→ RECORDS
^^^^^^^^^^^^^^^^

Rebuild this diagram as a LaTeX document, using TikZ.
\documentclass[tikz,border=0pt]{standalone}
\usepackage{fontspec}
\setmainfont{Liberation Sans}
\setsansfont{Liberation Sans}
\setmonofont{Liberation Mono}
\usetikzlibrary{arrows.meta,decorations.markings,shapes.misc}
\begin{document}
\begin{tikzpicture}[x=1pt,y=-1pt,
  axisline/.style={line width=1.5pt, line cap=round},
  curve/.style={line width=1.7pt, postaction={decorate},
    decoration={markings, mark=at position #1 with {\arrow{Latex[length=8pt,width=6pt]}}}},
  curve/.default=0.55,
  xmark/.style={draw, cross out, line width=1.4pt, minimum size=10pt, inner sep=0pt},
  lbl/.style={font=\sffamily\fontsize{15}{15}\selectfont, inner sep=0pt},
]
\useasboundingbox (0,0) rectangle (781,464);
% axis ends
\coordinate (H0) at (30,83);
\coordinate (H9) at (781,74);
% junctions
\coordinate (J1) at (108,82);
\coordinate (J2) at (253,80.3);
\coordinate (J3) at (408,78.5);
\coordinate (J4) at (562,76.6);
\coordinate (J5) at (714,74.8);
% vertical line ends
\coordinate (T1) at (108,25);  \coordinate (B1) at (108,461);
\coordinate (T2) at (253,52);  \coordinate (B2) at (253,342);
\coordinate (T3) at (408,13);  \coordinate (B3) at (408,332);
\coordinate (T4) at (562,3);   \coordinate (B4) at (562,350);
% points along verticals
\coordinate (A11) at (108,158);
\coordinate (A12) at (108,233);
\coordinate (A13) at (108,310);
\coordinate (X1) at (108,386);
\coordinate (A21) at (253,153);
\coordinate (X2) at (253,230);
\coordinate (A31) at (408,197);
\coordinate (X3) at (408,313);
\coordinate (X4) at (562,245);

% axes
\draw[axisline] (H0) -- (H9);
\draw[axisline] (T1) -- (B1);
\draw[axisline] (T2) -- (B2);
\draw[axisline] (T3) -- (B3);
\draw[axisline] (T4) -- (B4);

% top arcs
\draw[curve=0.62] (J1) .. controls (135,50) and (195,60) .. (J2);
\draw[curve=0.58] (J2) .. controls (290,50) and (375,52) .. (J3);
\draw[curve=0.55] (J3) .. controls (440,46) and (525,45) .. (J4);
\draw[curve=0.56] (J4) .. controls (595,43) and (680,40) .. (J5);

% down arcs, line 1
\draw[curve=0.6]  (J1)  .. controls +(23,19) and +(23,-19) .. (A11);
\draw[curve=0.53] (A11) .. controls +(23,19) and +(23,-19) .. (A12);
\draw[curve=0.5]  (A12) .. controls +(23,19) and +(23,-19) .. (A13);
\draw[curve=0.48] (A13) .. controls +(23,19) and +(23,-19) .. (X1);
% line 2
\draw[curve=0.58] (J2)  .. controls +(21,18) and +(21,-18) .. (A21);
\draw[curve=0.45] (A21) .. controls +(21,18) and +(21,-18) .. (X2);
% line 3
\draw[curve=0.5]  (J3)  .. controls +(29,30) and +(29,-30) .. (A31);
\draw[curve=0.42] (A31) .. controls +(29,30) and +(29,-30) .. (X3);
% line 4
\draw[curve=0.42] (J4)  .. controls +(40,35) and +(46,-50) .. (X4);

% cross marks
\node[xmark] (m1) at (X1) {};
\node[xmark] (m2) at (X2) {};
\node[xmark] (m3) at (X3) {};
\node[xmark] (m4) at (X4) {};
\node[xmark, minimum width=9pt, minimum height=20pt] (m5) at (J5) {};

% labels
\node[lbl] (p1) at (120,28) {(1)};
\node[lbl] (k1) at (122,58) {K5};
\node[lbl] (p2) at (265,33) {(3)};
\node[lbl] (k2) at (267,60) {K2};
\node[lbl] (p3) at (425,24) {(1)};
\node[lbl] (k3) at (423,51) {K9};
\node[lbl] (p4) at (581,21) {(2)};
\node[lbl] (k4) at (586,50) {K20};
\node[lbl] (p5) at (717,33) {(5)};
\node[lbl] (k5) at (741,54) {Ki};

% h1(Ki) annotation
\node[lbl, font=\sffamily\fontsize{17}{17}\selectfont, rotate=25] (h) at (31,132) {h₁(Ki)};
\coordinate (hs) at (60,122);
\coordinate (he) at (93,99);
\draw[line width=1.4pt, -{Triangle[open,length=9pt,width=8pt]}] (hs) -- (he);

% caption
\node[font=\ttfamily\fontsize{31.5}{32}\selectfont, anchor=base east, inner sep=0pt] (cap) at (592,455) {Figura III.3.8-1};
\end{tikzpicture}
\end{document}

^^^^^^^^^^^^^^^^

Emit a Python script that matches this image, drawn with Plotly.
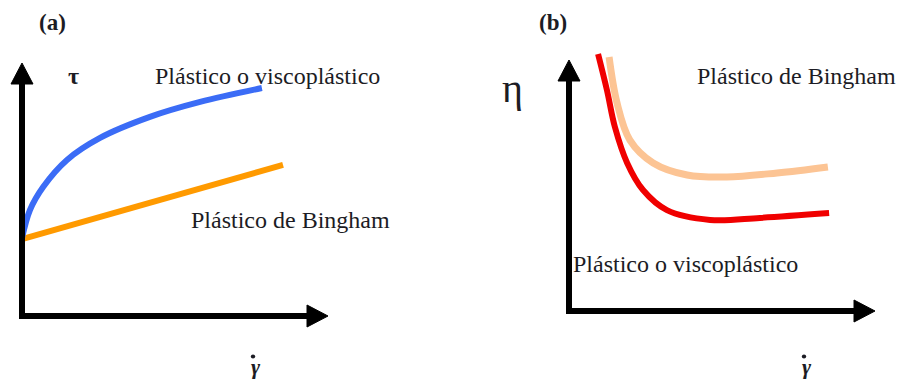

^^^^^^^^^^^^^^^^

→ REQUIRED TASK
Give only the number of lines in the entries that contain "this".

→ EXPECTED ANSWER
2